Requirement
Below is a listing; write it out exactly and drop any images from it.

Data segment
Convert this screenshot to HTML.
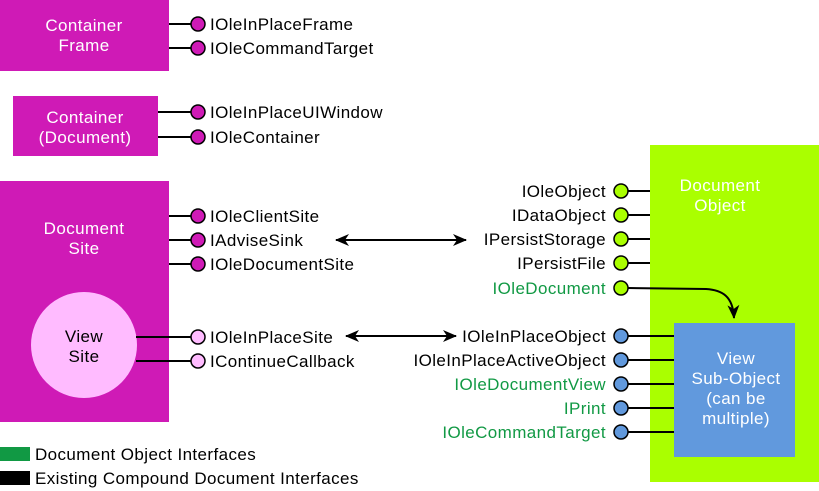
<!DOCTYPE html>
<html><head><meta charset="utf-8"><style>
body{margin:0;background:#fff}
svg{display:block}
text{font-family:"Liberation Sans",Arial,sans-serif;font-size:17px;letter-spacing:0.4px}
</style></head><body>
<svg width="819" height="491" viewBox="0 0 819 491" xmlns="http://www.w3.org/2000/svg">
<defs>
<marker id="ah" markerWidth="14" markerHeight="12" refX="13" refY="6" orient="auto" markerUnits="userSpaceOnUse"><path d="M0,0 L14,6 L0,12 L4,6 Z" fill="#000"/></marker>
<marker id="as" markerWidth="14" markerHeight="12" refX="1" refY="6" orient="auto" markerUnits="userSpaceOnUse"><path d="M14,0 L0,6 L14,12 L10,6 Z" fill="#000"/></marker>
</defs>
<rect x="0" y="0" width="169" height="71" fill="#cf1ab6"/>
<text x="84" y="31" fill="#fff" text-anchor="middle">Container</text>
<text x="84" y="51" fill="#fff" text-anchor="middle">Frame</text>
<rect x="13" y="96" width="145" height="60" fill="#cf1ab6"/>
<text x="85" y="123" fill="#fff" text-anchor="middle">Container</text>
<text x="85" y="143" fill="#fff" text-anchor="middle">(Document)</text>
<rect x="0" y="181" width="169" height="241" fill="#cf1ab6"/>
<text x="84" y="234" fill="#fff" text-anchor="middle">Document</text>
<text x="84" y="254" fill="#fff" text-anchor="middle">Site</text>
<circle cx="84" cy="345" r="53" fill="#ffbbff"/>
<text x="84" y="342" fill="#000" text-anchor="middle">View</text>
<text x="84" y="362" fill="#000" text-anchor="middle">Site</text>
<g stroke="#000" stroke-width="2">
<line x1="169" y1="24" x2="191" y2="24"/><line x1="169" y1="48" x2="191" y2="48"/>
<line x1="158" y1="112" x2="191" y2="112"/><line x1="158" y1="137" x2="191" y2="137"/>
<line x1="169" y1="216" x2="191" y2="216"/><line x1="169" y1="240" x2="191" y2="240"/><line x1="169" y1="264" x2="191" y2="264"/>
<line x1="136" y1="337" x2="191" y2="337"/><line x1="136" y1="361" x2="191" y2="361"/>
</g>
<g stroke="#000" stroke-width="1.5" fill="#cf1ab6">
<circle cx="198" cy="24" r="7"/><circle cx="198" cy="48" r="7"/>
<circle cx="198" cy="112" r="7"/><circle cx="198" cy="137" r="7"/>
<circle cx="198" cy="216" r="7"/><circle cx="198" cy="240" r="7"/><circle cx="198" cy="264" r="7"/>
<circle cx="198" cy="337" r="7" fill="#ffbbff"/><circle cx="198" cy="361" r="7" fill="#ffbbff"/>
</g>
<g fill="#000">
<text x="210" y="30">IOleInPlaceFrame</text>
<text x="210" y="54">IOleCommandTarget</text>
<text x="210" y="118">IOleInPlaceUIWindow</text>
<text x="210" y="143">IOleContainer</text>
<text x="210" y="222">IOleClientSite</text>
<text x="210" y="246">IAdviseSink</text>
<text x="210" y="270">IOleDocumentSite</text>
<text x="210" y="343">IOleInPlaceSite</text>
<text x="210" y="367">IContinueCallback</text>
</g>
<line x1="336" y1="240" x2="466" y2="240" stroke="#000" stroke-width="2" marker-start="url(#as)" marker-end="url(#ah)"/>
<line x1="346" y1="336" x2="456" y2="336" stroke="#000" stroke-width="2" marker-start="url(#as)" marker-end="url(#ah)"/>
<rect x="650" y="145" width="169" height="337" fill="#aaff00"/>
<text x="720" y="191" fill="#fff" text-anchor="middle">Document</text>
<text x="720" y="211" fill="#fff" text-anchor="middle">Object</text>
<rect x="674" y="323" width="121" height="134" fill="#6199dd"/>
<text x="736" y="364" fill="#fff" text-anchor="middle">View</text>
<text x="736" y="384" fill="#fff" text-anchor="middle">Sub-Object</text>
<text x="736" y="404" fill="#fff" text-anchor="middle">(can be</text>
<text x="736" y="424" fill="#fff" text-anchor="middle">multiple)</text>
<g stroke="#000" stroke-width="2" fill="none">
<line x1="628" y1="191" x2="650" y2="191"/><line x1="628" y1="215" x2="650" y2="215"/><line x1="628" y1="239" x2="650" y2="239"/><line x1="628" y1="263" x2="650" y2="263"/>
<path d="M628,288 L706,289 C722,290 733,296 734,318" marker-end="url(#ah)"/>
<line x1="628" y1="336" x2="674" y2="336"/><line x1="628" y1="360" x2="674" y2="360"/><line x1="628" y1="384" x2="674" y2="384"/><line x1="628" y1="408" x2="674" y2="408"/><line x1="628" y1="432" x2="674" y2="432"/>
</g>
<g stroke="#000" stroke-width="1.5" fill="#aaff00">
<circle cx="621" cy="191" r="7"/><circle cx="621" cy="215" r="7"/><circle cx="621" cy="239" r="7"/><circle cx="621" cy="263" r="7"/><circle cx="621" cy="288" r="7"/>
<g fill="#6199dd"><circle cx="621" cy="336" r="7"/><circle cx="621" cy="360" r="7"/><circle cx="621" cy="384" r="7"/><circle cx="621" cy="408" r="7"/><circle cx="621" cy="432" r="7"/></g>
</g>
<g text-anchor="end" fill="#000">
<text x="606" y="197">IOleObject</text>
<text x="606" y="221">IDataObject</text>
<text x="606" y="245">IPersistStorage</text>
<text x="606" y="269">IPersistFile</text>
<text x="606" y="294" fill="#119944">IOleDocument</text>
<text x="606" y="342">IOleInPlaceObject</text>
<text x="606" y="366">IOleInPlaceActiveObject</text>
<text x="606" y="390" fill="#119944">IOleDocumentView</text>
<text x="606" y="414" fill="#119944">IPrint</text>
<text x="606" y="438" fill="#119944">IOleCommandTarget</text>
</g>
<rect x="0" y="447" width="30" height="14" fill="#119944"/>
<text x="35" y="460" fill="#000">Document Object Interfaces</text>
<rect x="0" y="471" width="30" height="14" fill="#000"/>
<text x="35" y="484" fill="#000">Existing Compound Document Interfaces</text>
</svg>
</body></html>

Answer to this problem
Convert this screenshot to HTML.
<!DOCTYPE html>
<html><head><meta charset="utf-8"><style>
body{margin:0;background:#fff}
svg{display:block}
text{font-family:"Liberation Sans",Arial,sans-serif;font-size:17px;letter-spacing:0.4px}
</style></head><body>
<svg width="819" height="491" viewBox="0 0 819 491" xmlns="http://www.w3.org/2000/svg">
<defs>
<marker id="ah" markerWidth="14" markerHeight="12" refX="13" refY="6" orient="auto" markerUnits="userSpaceOnUse"><path d="M0,0 L14,6 L0,12 L4,6 Z" fill="#000"/></marker>
<marker id="as" markerWidth="14" markerHeight="12" refX="1" refY="6" orient="auto" markerUnits="userSpaceOnUse"><path d="M14,0 L0,6 L14,12 L10,6 Z" fill="#000"/></marker>
</defs>
<rect x="0" y="0" width="169" height="71" fill="#cf1ab6"/>
<text x="84" y="31" fill="#fff" text-anchor="middle">Container</text>
<text x="84" y="51" fill="#fff" text-anchor="middle">Frame</text>
<rect x="13" y="96" width="145" height="60" fill="#cf1ab6"/>
<text x="85" y="123" fill="#fff" text-anchor="middle">Container</text>
<text x="85" y="143" fill="#fff" text-anchor="middle">(Document)</text>
<rect x="0" y="181" width="169" height="241" fill="#cf1ab6"/>
<text x="84" y="234" fill="#fff" text-anchor="middle">Document</text>
<text x="84" y="254" fill="#fff" text-anchor="middle">Site</text>
<circle cx="84" cy="345" r="53" fill="#ffbbff"/>
<text x="84" y="342" fill="#000" text-anchor="middle">View</text>
<text x="84" y="362" fill="#000" text-anchor="middle">Site</text>
<g stroke="#000" stroke-width="2">
<line x1="169" y1="24" x2="191" y2="24"/><line x1="169" y1="48" x2="191" y2="48"/>
<line x1="158" y1="112" x2="191" y2="112"/><line x1="158" y1="137" x2="191" y2="137"/>
<line x1="169" y1="216" x2="191" y2="216"/><line x1="169" y1="240" x2="191" y2="240"/><line x1="169" y1="264" x2="191" y2="264"/>
<line x1="136" y1="337" x2="191" y2="337"/><line x1="136" y1="361" x2="191" y2="361"/>
</g>
<g stroke="#000" stroke-width="1.5" fill="#cf1ab6">
<circle cx="198" cy="24" r="7"/><circle cx="198" cy="48" r="7"/>
<circle cx="198" cy="112" r="7"/><circle cx="198" cy="137" r="7"/>
<circle cx="198" cy="216" r="7"/><circle cx="198" cy="240" r="7"/><circle cx="198" cy="264" r="7"/>
<circle cx="198" cy="337" r="7" fill="#ffbbff"/><circle cx="198" cy="361" r="7" fill="#ffbbff"/>
</g>
<g fill="#000">
<text x="210" y="30">IOleInPlaceFrame</text>
<text x="210" y="54">IOleCommandTarget</text>
<text x="210" y="118">IOleInPlaceUIWindow</text>
<text x="210" y="143">IOleContainer</text>
<text x="210" y="222">IOleClientSite</text>
<text x="210" y="246">IAdviseSink</text>
<text x="210" y="270">IOleDocumentSite</text>
<text x="210" y="343">IOleInPlaceSite</text>
<text x="210" y="367">IContinueCallback</text>
</g>
<line x1="336" y1="240" x2="466" y2="240" stroke="#000" stroke-width="2" marker-start="url(#as)" marker-end="url(#ah)"/>
<line x1="346" y1="336" x2="456" y2="336" stroke="#000" stroke-width="2" marker-start="url(#as)" marker-end="url(#ah)"/>
<rect x="650" y="145" width="169" height="337" fill="#aaff00"/>
<text x="720" y="191" fill="#fff" text-anchor="middle">Document</text>
<text x="720" y="211" fill="#fff" text-anchor="middle">Object</text>
<rect x="674" y="323" width="121" height="134" fill="#6199dd"/>
<text x="736" y="364" fill="#fff" text-anchor="middle">View</text>
<text x="736" y="384" fill="#fff" text-anchor="middle">Sub-Object</text>
<text x="736" y="404" fill="#fff" text-anchor="middle">(can be</text>
<text x="736" y="424" fill="#fff" text-anchor="middle">multiple)</text>
<g stroke="#000" stroke-width="2" fill="none">
<line x1="628" y1="191" x2="650" y2="191"/><line x1="628" y1="215" x2="650" y2="215"/><line x1="628" y1="239" x2="650" y2="239"/><line x1="628" y1="263" x2="650" y2="263"/>
<path d="M628,288 L706,289 C722,290 733,296 734,318" marker-end="url(#ah)"/>
<line x1="628" y1="336" x2="674" y2="336"/><line x1="628" y1="360" x2="674" y2="360"/><line x1="628" y1="384" x2="674" y2="384"/><line x1="628" y1="408" x2="674" y2="408"/><line x1="628" y1="432" x2="674" y2="432"/>
</g>
<g stroke="#000" stroke-width="1.5" fill="#aaff00">
<circle cx="621" cy="191" r="7"/><circle cx="621" cy="215" r="7"/><circle cx="621" cy="239" r="7"/><circle cx="621" cy="263" r="7"/><circle cx="621" cy="288" r="7"/>
<g fill="#6199dd"><circle cx="621" cy="336" r="7"/><circle cx="621" cy="360" r="7"/><circle cx="621" cy="384" r="7"/><circle cx="621" cy="408" r="7"/><circle cx="621" cy="432" r="7"/></g>
</g>
<g text-anchor="end" fill="#000">
<text x="606" y="197">IOleObject</text>
<text x="606" y="221">IDataObject</text>
<text x="606" y="245">IPersistStorage</text>
<text x="606" y="269">IPersistFile</text>
<text x="606" y="294" fill="#119944">IOleDocument</text>
<text x="606" y="342">IOleInPlaceObject</text>
<text x="606" y="366">IOleInPlaceActiveObject</text>
<text x="606" y="390" fill="#119944">IOleDocumentView</text>
<text x="606" y="414" fill="#119944">IPrint</text>
<text x="606" y="438" fill="#119944">IOleCommandTarget</text>
</g>
<rect x="0" y="447" width="30" height="14" fill="#119944"/>
<text x="35" y="460" fill="#000">Document Object Interfaces</text>
<rect x="0" y="471" width="30" height="14" fill="#000"/>
<text x="35" y="484" fill="#000">Existing Compound Document Interfaces</text>
</svg>
</body></html>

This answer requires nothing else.